自分は完全にフューのことを信頼していたため、そういうところがリテラシーの低さであると反省しかけたが、思い返せばあの時、その誠実さを確認する術はないに等しかったので「これは騙されて然るべきだろ」とむくれていた。子供である。
ちなみにフューは巧みに人間を騙す生き物らしく、彼らをモチーフにした有名な絵本も出版されているみたいだ。私はそれを見ながら「架空の生き物だと思っていたが、まさか実在していたなんて」と嘆息した。
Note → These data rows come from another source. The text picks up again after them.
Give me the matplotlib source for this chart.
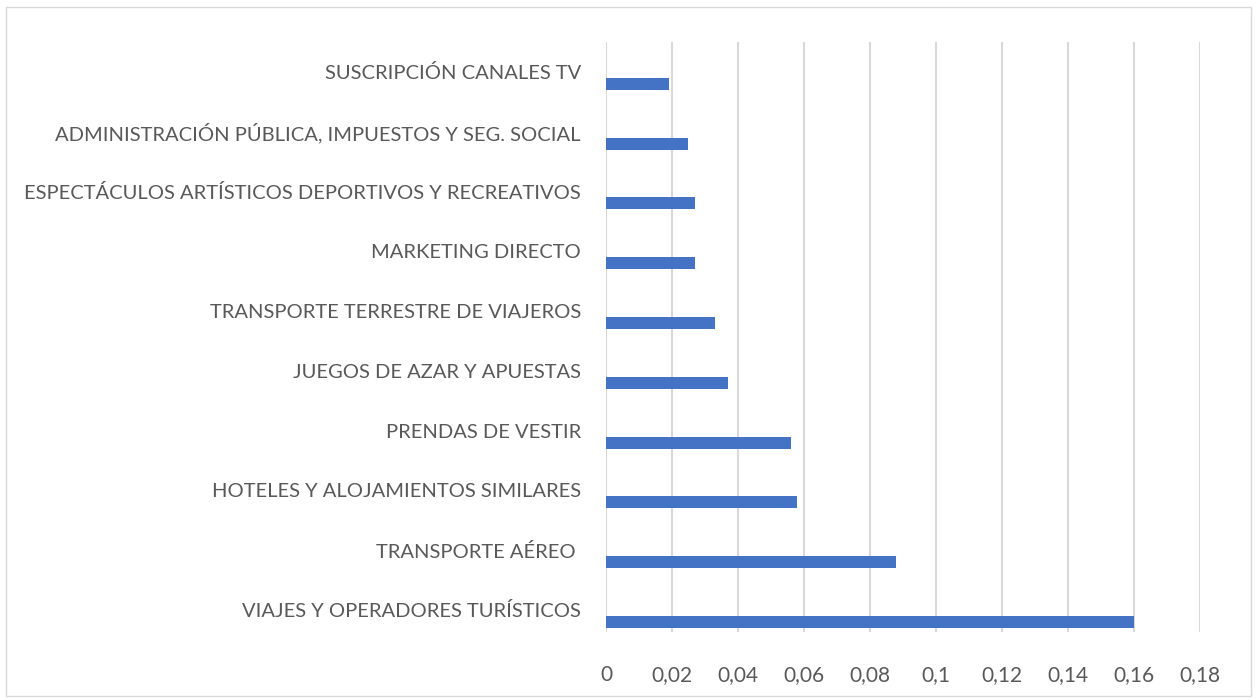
import matplotlib.pyplot as plt
import matplotlib.patches as mpatches
import numpy as np

# ── Data (bottom to top) ─────────────────────────────────────────────────────
categories = [
    "VIAJES Y OPERADORES TURÍSTICOS",
    "TRANSPORTE AÉREO ",
    "HOTELES Y ALOJAMIENTOS SIMILARES",
    "PRENDAS DE VESTIR",
    "JUEGOS DE AZAR Y APUESTAS",
    "TRANSPORTE TERRESTRE DE VIAJEROS",
    "MARKETING DIRECTO",
    "ESPECTÁCULOS ARTÍSTICOS DEPORTIVOS Y RECREATIVOS",
    "ADMINISTRACIÓN PÚBLICA, IMPUESTOS Y SEG. SOCIAL",
    "SUSCRIPCIÓN CANALES TV",
]
values = [0.160, 0.088, 0.058, 0.056, 0.037, 0.033, 0.027, 0.027, 0.025, 0.019]
xticks = [0, 0.02, 0.04, 0.06, 0.08, 0.10, 0.12, 0.14, 0.16, 0.18]
xtick_labels = ["0", "0,02", "0,04", "0,06", "0,08", "0,1", "0,12", "0,14", "0,16", "0,18"]

BAR = "#4472C4"
GRID = "#D9D9D9"
TEXT = "#595959"

plt.rcParams["font.family"] = ["Lato", "DejaVu Sans"]

fig = plt.figure(figsize=(12.59, 7.0), dpi=100)
fig.patch.set_facecolor("white")
# light outer border like the Excel chart area
fig.patches.append(mpatches.Rectangle((0.005, 0.006), 0.989, 0.984,
                                      transform=fig.transFigure, fill=False,
                                      edgecolor=GRID, linewidth=1.0))

ax = fig.add_axes([0.4813, 0.0971, 0.4718, 0.8429])
y = np.arange(len(categories))
ax.barh(y - 0.2, values, height=0.2, color=BAR, zorder=3)

ax.set_xlim(0, 0.18)
ax.set_ylim(-0.37, 9.5)
ax.set_xticks(xticks)
ax.set_xticklabels(xtick_labels)
ax.set_yticks(y)
ax.set_yticklabels(categories)

ax.grid(axis="x", color=GRID, linewidth=1.5, zorder=0)
ax.grid(axis="y", visible=False)
for s in ax.spines.values():
    s.set_visible(False)
ax.tick_params(axis="both", length=0, colors=TEXT)
ax.tick_params(axis="y", pad=18, labelsize=14.5)
ax.tick_params(axis="x", pad=24, labelsize=15)

fig.savefig("out.png", dpi=100, facecolor="white")
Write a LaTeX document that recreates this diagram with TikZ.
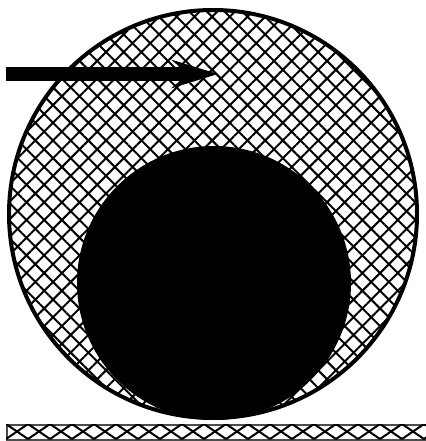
\documentclass[tikz,border=0pt]{standalone}
\usetikzlibrary{arrows.meta,patterns.meta}

\begin{document}
\begin{tikzpicture}[x=1pt,y=-1pt,
  ring/.style={draw,line width=4pt,pattern={Hatch[angle=45,distance=12.5pt,line width=2pt]}},
  ball/.style={fill=black},
  push/.style={line width=14pt,-{Stealth[length=46pt,width=28pt,inset=16pt]}},
  floor/.style={draw=gray!60!black,line width=1.6pt},
  rung/.style={line width=2pt},
]
\useasboundingbox (0,0) rectangle (425,441);
% ---------- hoop and ball ----------
\node[ring,circle,minimum size=408pt,inner sep=0pt] (hoop) at (213,214) {};
\node[ball,circle,minimum size=274pt,inner sep=0pt] (core) at (214,283) {};
% ---------- push ----------
\coordinate (tail) at (6,74);
\coordinate (tip) at (218,74);
\draw[push] (tail) -- (tip);
% ---------- ground strip ----------
\node[floor,rectangle,minimum width=430pt,minimum height=15pt,inner sep=0pt,anchor=north west] (ground) at (6,424) {};
\begin{scope}
  \clip (ground.north west) rectangle (ground.south east);
  \foreach \k in {0,...,19} {
    \draw[rung] (6+22*\k,424) -- (28+22*\k,439);
    \draw[rung] (28+22*\k,424) -- (6+22*\k,439);
  }
\end{scope}
\end{tikzpicture}
\end{document}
でもフューがどういう格好をしていた生物なのかはもう微塵も思い出せなかった。絵本のフューを見ても、何かしっくりこなかった。
利巧な生物と教員人に騙された生徒たちは散々レクチャーを受けた後、解散する運びとなった。施設から出る時に、別の集団とすれ違った。それが徒歩組であることはすぐにわかった。教師陣は生徒たちが到着する時間差を利用して、授業内容を分けていたのだと気づき、完璧にしてやられた〜と悔しいような気持ちになった。

帰り際、廊下に無人の露店が出ていた。観光地?
名産の磁器や壺などが売っていたが、私はあの賢くて可愛いフューと出会った思い出が何か欲しいなと思った。
長い廊下の出口をぞろぞろ歩いていると、動物を模した大小の置物が沢山売っているスペースがあった。

フューだ!!!欲しい!

そこそこ大きいのはそれなりの値段がするなあとさまざまに物色していたら、笑っちゃうくらい小さいのもあったのでそれを買うことにした。どの置物もフューを模していることだけはわかるが、一つとして同じ形、同じ生物を象ったものはなかった。
でもすべてがフューであった。

自分は「帰り道に露店なんて商売がうまいな」と感心しながら、その笑っちゃうくらい小さいフューを持ってレジを探した。